And now for something completely different…

No doubt, millions of you have been on the edge of your seats anxiously awaiting observations I promised about Ted L. Nancy’s book “Letters from a Nut”. (I realize that my site counter indicates a much lower number, but once it reached infinity, it started over. But I digress…)

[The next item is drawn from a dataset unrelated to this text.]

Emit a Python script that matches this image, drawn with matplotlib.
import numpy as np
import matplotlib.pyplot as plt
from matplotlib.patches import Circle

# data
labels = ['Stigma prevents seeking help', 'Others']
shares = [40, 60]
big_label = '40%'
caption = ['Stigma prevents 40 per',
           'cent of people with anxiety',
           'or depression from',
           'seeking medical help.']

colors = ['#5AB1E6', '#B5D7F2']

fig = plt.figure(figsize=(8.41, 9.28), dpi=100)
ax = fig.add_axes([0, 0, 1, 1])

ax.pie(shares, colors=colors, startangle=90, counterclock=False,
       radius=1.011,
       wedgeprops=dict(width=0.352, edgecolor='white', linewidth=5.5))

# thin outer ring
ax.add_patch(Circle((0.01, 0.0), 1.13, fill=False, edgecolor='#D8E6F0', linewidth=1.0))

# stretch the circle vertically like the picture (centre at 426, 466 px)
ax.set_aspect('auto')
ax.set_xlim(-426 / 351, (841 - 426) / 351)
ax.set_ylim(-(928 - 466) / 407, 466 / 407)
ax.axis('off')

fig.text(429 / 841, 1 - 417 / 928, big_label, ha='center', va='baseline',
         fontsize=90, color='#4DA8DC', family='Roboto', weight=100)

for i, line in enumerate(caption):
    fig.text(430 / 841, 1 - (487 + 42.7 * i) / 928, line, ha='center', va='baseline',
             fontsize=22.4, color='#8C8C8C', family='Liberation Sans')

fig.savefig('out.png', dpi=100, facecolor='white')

“Letters from a Nut” is just that. It is a collection of letters that were actually written and mailed to an assortment of companies, individuals and heads of state. It has been rumored that Ted L. Nancy is actually Jerry Seinfeld, but this has never been proven in a court of law. Without further adieu, the following is one such letter and the corresponding reply:

Ted L. Nancy
560 N. Moorpark Rd., #236
Thousand Oaks, CA 91360
July 10, 1995
Mr. Albert H. Meyer, President
American Seating Company
901 Broadway
Grand Rapids, I 49504
Dear Mr. Meyers:
I had a seating question and I was referred to you because I understand you manufacture stadium and arena seating. My question:
When entering or exiting a seat in a stadium, which is the proper side to face the person sitting down? Rear to them or crotch to them?
I am always at a quandary when this problem comes up. To hence: last week at a sporting event I had to leave my seat. There were a row of people — ALL FROM THE SAME FAMILY — that were sitting down the row. I exited my seat, stood up and faced away from this family. Then I moved down the row realizing my buttocks were not 2 inches from this whole guy’s family. I had shown an entire family my rear end! But then again if I had turned around and moved down the aisle THAT WAY, wouldn’t that be worse?
Stadium seating is the only situation in life where you can show whole rows of people your butt or crotch. And it is acceptable!
Can something be done about this seating? Should the rows be changed? I suggest a single row straight up to the top. You walk into the stadium you simply find your seat number and go up until you get it.
Question: Is there a gracious way to exit?
Thank you, Sir, for your response,

Ted L. Nancy

AMERICAN SEATING
August 3, 1995

Ted L. Nancy

560 N. Moorpark Rd., #236
Thousand Oaks, CA 91360
Dear Mr. Nancy:
Your letter on crotch or butt first was most interesting. In fact, in all 38 years which I have been in this business it is probably the most interesting question I have ever been asked. I have shared your letter with numerous of my colleagues, and they have also found it most interesting.
But alas, we have no good answer. Your idea of a single chair has merit, but unfortunately would greatly reduce the number of chairs which could be put in the building.
The only suggestion we could come up with is for you to come early before anyone has arrived, stay in your seat the entire time, and wait until everyone else has gone before leaving. This, of course, could cause an even more embarrassing problem.
If you come up with any solutions, we would welcome hearing from you.
Sincerely,

Albert H. Meyer

This is only one of many works of great literature that have been my inspiration throughout the years. I will from time to time share snippets from some of my other favorites. (Again, you’re welcome.)